**Task instructions**
Omit all images. Write out the rest of the material exactly.

**Supplied material**
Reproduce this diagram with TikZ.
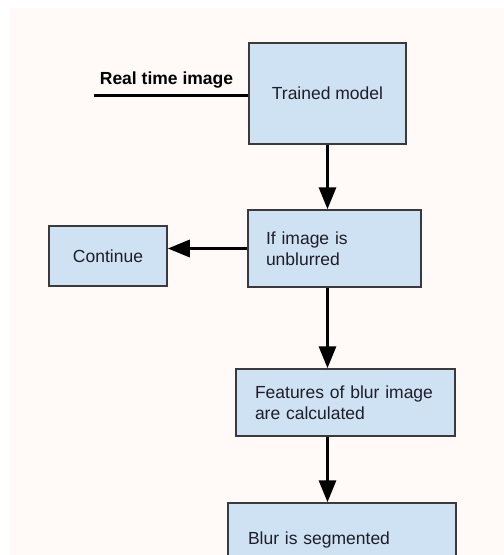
\documentclass[tikz,border=0pt]{standalone}
\usepackage{fontspec}
\setmainfont{Liberation Sans}
\usetikzlibrary{arrows.meta}
\definecolor{boxfill}{HTML}{CFE2F3}
\definecolor{boxline}{HTML}{3A3A3A}
\definecolor{paper}{HTML}{FFFAF7}
\definecolor{ink}{HTML}{1E1E28}

\begin{document}
\begin{tikzpicture}[x=1pt, y=-1pt,
    block/.style={rectangle, draw=boxline, fill=boxfill, line width=1.5pt, text=ink, font=\fontsize{17.5}{20.5}\selectfont},
    flow/.style={line width=3.2pt, -{Triangle[length=22pt, width=17pt]}}]
    % paper
    \clip (0,0) rectangle (504,555);
    \fill[paper] (10,8) rectangle (504,555);
    % step nodes
    \node[block, minimum width=157pt, minimum height=101pt] (trained) at (327.5,93.5) {Trained model};
    \node[block, align=left, inner xsep=18pt, text width=137pt, minimum height=77pt] (ifblur) at (334.5,248.5) {If image is\\unblurred};
    \node[block, minimum width=118pt, minimum height=60pt] (cont) at (108,256) {Continue};
    \node[block, align=left, inner xsep=19pt, text width=181pt, minimum height=67pt] (feat) at (345.5,402.5) {Features of blur image\\are calculated};
    \node[block, align=left, inner xsep=20pt, text width=188pt, minimum height=74pt] (seg) at (342,540) {Blur is segmented};
    % input
    \node[font=\bfseries\fontsize{17.5}{20}\selectfont] (rtlabel) at (166.5,80) {Real time image};
    \coordinate (rtin) at (94,95);
    \draw[line width=3pt] (rtin) -- (rtin -| trained.west);
    % flow arrows
    \draw[flow] (trained.south) -- (trained.south |- ifblur.north);
    \draw[flow] (ifblur.west) -- (ifblur.west -| cont.east);
    \draw[flow] (ifblur.south -| trained.south) -- (feat.north -| trained.south);
    \draw[flow] (feat.south -| trained.south) -- (seg.north -| trained.south);
\end{tikzpicture}
\end{document}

**Answer to this exercise**
Reproduce this diagram with TikZ.
\documentclass[tikz,border=0pt]{standalone}
\usepackage{fontspec}
\setmainfont{Liberation Sans}
\usetikzlibrary{arrows.meta}
\definecolor{boxfill}{HTML}{CFE2F3}
\definecolor{boxline}{HTML}{3A3A3A}
\definecolor{paper}{HTML}{FFFAF7}
\definecolor{ink}{HTML}{1E1E28}

\begin{document}
\begin{tikzpicture}[x=1pt, y=-1pt,
    block/.style={rectangle, draw=boxline, fill=boxfill, line width=1.5pt, text=ink, font=\fontsize{17.5}{20.5}\selectfont},
    flow/.style={line width=3.2pt, -{Triangle[length=22pt, width=17pt]}}]
    % paper
    \clip (0,0) rectangle (504,555);
    \fill[paper] (10,8) rectangle (504,555);
    % step nodes
    \node[block, minimum width=157pt, minimum height=101pt] (trained) at (327.5,93.5) {Trained model};
    \node[block, align=left, inner xsep=18pt, text width=137pt, minimum height=77pt] (ifblur) at (334.5,248.5) {If image is\\unblurred};
    \node[block, minimum width=118pt, minimum height=60pt] (cont) at (108,256) {Continue};
    \node[block, align=left, inner xsep=19pt, text width=181pt, minimum height=67pt] (feat) at (345.5,402.5) {Features of blur image\\are calculated};
    \node[block, align=left, inner xsep=20pt, text width=188pt, minimum height=74pt] (seg) at (342,540) {Blur is segmented};
    % input
    \node[font=\bfseries\fontsize{17.5}{20}\selectfont] (rtlabel) at (166.5,80) {Real time image};
    \coordinate (rtin) at (94,95);
    \draw[line width=3pt] (rtin) -- (rtin -| trained.west);
    % flow arrows
    \draw[flow] (trained.south) -- (trained.south |- ifblur.north);
    \draw[flow] (ifblur.west) -- (ifblur.west -| cont.east);
    \draw[flow] (ifblur.south -| trained.south) -- (feat.north -| trained.south);
    \draw[flow] (feat.south -| trained.south) -- (seg.north -| trained.south);
\end{tikzpicture}
\end{document}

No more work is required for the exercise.